Sockeye salmon at Tazimina Lake. NPS Photo / D. Young. 2013

U.S. District Judge Sharon Gleason has sided with Alaska in a contentious case about who gets to control salmon fishing in certain waters.

Gleason upheld the National Marine Fisheries Service’s (NMFS) adoption of Amendment 16 to the federal salmon fishery plan for the Cook Inlet Exclusive Economic Zone (EEZ). The ruling confirms that NMFS is not obligated to regulate salmon fishing in state waters.

Opponents of Amendment 16 had argued that the measure violated the Magnuson-Stevens Act, which is the primary law governing marine fisheries in U.S federal waters and was created to prevent overfishing, rebuild depleted fish stocks and protect marine eco systems.

Opponents also argued the measure violated the Administrative Procedure Act (APA), a law that governs how federal agencies can create and enforce rules, claiming that NMFS should be required to manage salmon stocks across their full range or everywhere that salmon swim, including within state-managed nearshore waters.

The court disagreed.

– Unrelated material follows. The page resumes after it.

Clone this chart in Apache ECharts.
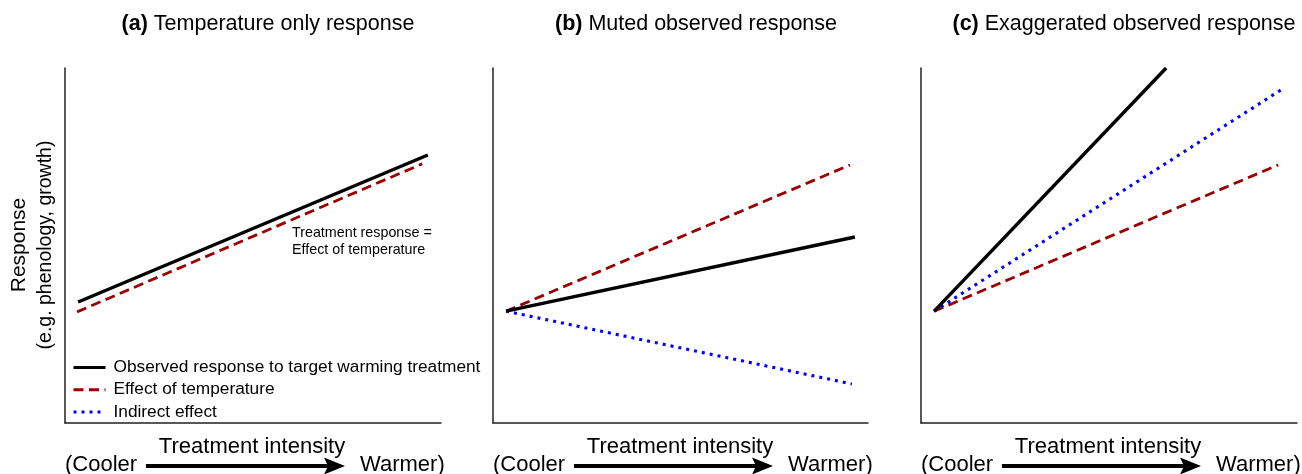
<!DOCTYPE html>
<html>
<head>
<meta charset="utf-8">
<script src="https://cdn.jsdelivr.net/npm/echarts@6/dist/echarts.min.js"></script>
<style>
html,body{margin:0;padding:0;background:#fff;}
#chart{width:1302px;height:474px;}
</style>
</head>
<body>
<div id="chart"></div>
<script>
// ---- data (x: treatment intensity 0-100, y: response 0-100) ----
const seriesNames = ['Observed response to target warming treatment', 'Effect of temperature', 'Indirect effect'];
const panelTitles = ['(a)', '(b)', '(c)'];
const panelSubtitles = ['Temperature only response', 'Muted observed response', 'Exaggerated observed response'];

const panelA_observed = [[3.5, 34.1], [96.5, 75.5]];
const panelA_temperature = [[3.2, 31.3], [95.0, 73.0]];
const panelA_indirect = [];

const panelB_observed = [[3.5, 31.5], [96.5, 52.4]];
const panelB_temperature = [[3.5, 31.5], [95.2, 72.7]];
const panelB_indirect = [[3.5, 31.5], [95.7, 11.0]];

const panelC_observed = [[3.5, 31.5], [65.2, 100]];
const panelC_temperature = [[3.5, 31.5], [95.0, 72.7]];
const panelC_indirect = [[3.5, 31.5], [95.7, 93.8]];

const annotationLines = ['Treatment response =', 'Effect of temperature'];
const yLabel = 'Response';
const ySubLabel = '(e.g. phenology, growth)';
const xLabel = 'Treatment intensity';
const xLow = '(Cooler';
const xHigh = 'Warmer)';

// ---- layout ----
const FONT = "'Liberation Sans', Arial, Helvetica, sans-serif";
const gridLefts = [65, 493, 921];
const gridWidths = [376, 375, 376];
const gridTop = 68, gridBottomPx = 423, chartH = 474;

const panelData = [
  [panelA_observed, panelA_temperature, panelA_indirect],
  [panelB_observed, panelB_temperature, panelB_indirect],
  [panelC_observed, panelC_temperature, panelC_indirect]
];

const styles = [
  {color: '#000000', width: 3.4, type: 'solid'},
  {color: '#990000', width: 2.8, type: [10, 5.5]},
  {color: '#0000ff', width: 3.1, type: [3, 5]}
];
const drawOrder = [1, 2, 0];

const grids = [], xAxes = [], yAxes = [], series = [], graphics = [];
gridLefts.forEach((left, i) => {
  grids.push({left: left, width: gridWidths[i], top: gridTop, bottom: chartH - gridBottomPx});
  const axisCommon = {
    type: 'value', min: 0, max: 100, gridIndex: i,
    axisLine: {show: true, onZero: false, lineStyle: {color: '#222', width: 1.5}},
    axisTick: {show: false}, axisLabel: {show: false}, splitLine: {show: false}
  };
  xAxes.push(Object.assign({}, axisCommon));
  yAxes.push(Object.assign({}, axisCommon));
  drawOrder.forEach(k => {
    series.push({
      type: 'line', name: seriesNames[k], xAxisIndex: i, yAxisIndex: i,
      data: panelData[i][k], symbol: 'none', silent: true, animation: false,
      lineStyle: {color: styles[k].color, width: styles[k].width, type: styles[k].type, cap: 'butt'},
      itemStyle: {color: styles[k].color},
      z: k === 0 ? 5 : 3
    });
  });

  // title
  graphics.push({
    type: 'text', x: left + 203, y: 24,
    style: {
      text: '{b|' + panelTitles[i] + '} ' + panelSubtitles[i],
      fontFamily: FONT, fontSize: 21.5, fill: '#000',
      align: 'center', verticalAlign: 'middle',
      rich: {b: {fontWeight: 'bold', fontFamily: FONT, fontSize: 21.5, fill: '#000'}}
    }
  });
  // x labels
  graphics.push({
    type: 'text', x: left + 187, y: 447,
    style: {text: xLabel, fontFamily: FONT, fontSize: 22, fill: '#000', align: 'center', verticalAlign: 'middle'}
  });
  graphics.push({
    type: 'text', x: left, y: 465,
    style: {text: xLow, fontFamily: FONT, fontSize: 22, fill: '#000', align: 'left', verticalAlign: 'middle'}
  });
  graphics.push({
    type: 'text', x: left + 295, y: 465,
    style: {text: xHigh, fontFamily: FONT, fontSize: 22, fill: '#000', align: 'left', verticalAlign: 'middle'}
  });
  // arrow
  const ax1 = left + 81, ax2 = left + 280, ay = 466;
  graphics.push({
    type: 'line', shape: {x1: ax1, y1: ay, x2: ax2 - 16, y2: ay},
    style: {stroke: '#000', lineWidth: 4}
  });
  graphics.push({
    type: 'polygon',
    shape: {points: [[ax2 - 21, ay - 8.5], [ax2, ay], [ax2 - 21, ay + 8.5], [ax2 - 17, ay]]},
    style: {fill: '#000'}
  });
});

// y axis label (panel a)
graphics.push({
  type: 'text', x: 19, y: 245, rotation: Math.PI / 2,
  style: {text: yLabel, fontFamily: FONT, fontSize: 21, fill: '#000', align: 'center', verticalAlign: 'middle'}
});
graphics.push({
  type: 'text', x: 46, y: 245, rotation: Math.PI / 2,
  style: {text: ySubLabel, fontFamily: FONT, fontSize: 19.5, fill: '#000', align: 'center', verticalAlign: 'middle'}
});
// annotation
graphics.push({
  type: 'text', x: 292, y: 242,
  style: {text: annotationLines.join('\n'), fontFamily: FONT, fontSize: 14.3, lineHeight: 17, fill: '#000', align: 'left', verticalAlign: 'middle'}
});

const chart = echarts.init(document.getElementById('chart'), null, {renderer: 'canvas'});
chart.setOption({
  animation: false,
  backgroundColor: '#fff',
  grid: grids,
  xAxis: xAxes,
  yAxis: yAxes,
  legend: {
    data: seriesNames,
    orient: 'vertical',
    left: 67, top: 354,
    itemWidth: 32, itemHeight: 14, itemGap: 5.2,
    selectedMode: false,
    itemStyle: {opacity: 0},
    lineStyle: {width: 3},
    textStyle: {fontFamily: FONT, fontSize: 17.3, color: '#000', padding: [0, 0, 0, 3]}
  },
  series: series,
  graphic: graphics
});
</script>
</body>
</html>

Judge Gleason affirmed that the MSA permits NMFS to manage fisheries as distinct units, and that the Cook Inlet EEZ salmon fishery qualifies. The decision also reinforced that NMFS’s jurisdiction is limited to federal waters, which begin three miles offshore.

Attorney General Treg Taylor praised the decision, calling it “a victory for Alaska and our salmon fishery.” He added, “It upheld the state’s rights and responsibilities to managing our waters. I want to congratulate the hard work and dedication of our Department of Law attorneys, especially Aaron Peterson, who have been tirelessly defending Alaska’s interests.”